In chronological order, these are the campaigns we have been associated with in various capacities:
The Pride March
In the wake of the increasing momentum gained for the rights of the “sexual minorities” communities, particularly the Lesbian, Gay, Bi-Sexual and Transgender (LGBT) communities, several cities have been organising pride marches where these communities can occupy public space, indeed march through it, to celebrate their identity and presence. Simultaneously a platform to get the community and the issue more visibility, the centrality of the event is to take out one day in the year to discard intellectualisation and engage in open and public celebration. One of the few campaigns which is celebratory in nature. Maraa’s main engagement has been to help the participating community with creative forms of expression, including posters, theatre, public space events, face painting, masks, hats etc. Read more about the Bangalore Pride March
In early 2008, a series of women started getting physically attacked. While thousands of women have been molested and teased on a regular basis, physical violence in the public domain against women was unheard of, until this point. It was also preceded by an incident of beating up women at a pub in the coastal city of Mangalore. The culprits were never found out, but it became clear that while these women were getting attacked, the public was totally indifferent and did not come forward to help. The police turned out to be indifferent as well with some of them blaming the women for indecent clothing or behaviour! More than ten women were attacked in a horrifying blitzkrieg. Maraa’s main engagement in this campaign was to create awareness and dialogue about this both on the streets and in mainstream print and broadcast media. Read more about the campaign
The campaign around or rather against the Metro Rail has shaped in two ways. One is plain and simple anti-Metro. This is because of the lack of consultation with the people of the city before such a project was undertaken. Another primary reason is the huge debt the state government incurs due to this expensive project, and the opinion that this money could have been more effectively used in public transport which is already available like bus systems. The second type of protest was not so much anti-Metro as much as it was about the fact that building a Metro meant that lots of trees were going to be cut. Many residents did not have opinions about public transport but they directly connected to the trees issue with their health and their children’s and grandchildren’s health, as well as overall quality of life in the city. Maraa’s engagement in both these kind of protests was to largely help with organisation as well as communication material.

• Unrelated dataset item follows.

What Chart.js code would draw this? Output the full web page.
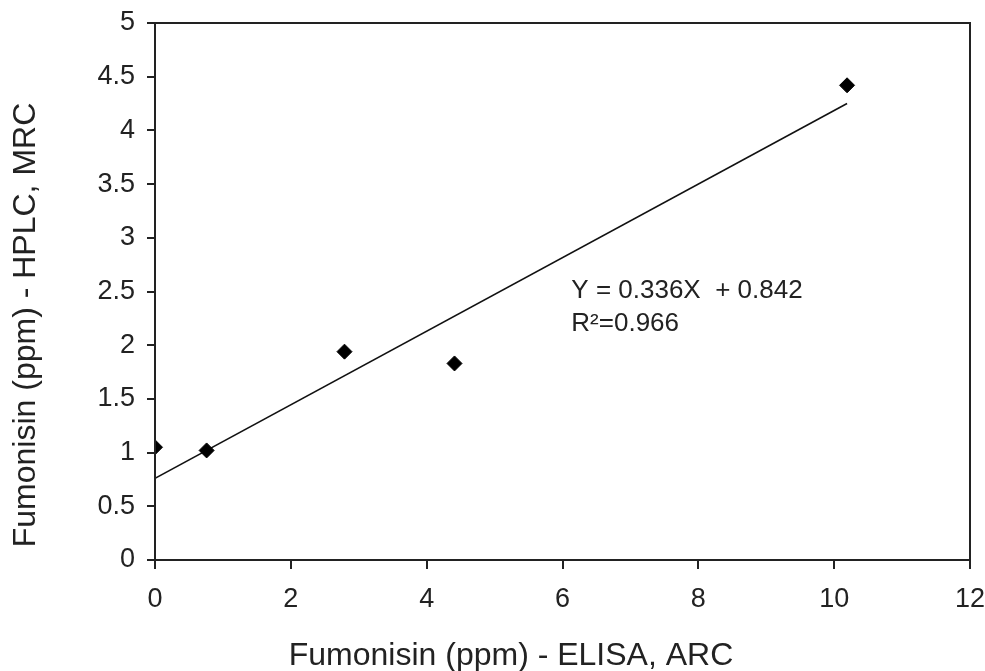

Citizens for Justice and Peace
From decades and according to some, centuries, there have been some parts of the population of this country, who have been unfortunate in terms of living in mineral and resource rich areas. As India industrialises herself, and in an increasingly liberalised environment, the land and resources which have been held sacred, are now under threat from industries and indirectly governments. This has led to many parts of the country turning into conflict zones, with invisible state of war being declared between two sets of citizens, often from the same place. A small group of people in Bangalore (including members from Maraa) came together under the banner of CJP, believing that unless there is justice for people, peace cannot be achieved. The group mostly focuses on creating awareness about the issue in a city like Bangalore, and occasionally organises talks, exhibitions as well as other cultural events.
Free Binayak Sen
Originally, Dr. Sen’s incarceration was symbolic of the hundreds of ordinary people who have been suffering the consequences of unethical industrial expansion. However, the campaign took on a different hue when the charge against him was of sedition. With not enough evidence or clarity, the Chhattisgarh government took him on in a legal battle, and as a result saw protests in all parts of the country. Some were on the issue of sedition itself, while others defended Binayak Sen in terms of his stature, his good work, his international recognition and so on. Read more about the campaign
More than 700 street vendors have been displaced in Bangalore. The reasons are unknown, but the displacement has been near simultaneous pointing out to a larger objective rather than street specific reasons. Unlike Delhi, there have been no Commonwealth Games used as an excuse to remove people from sight and mind. Still, the end result is that a lot of people’s livelihoods have disappeared, and no relief in terms of available legal recourse. Left with few choices, and the issue further complicated because of the diversity of stakeholders involved (like Dalits, women, Muslims etc) the campaign has sometimes been split and diluted, and infighting has also been witnessed.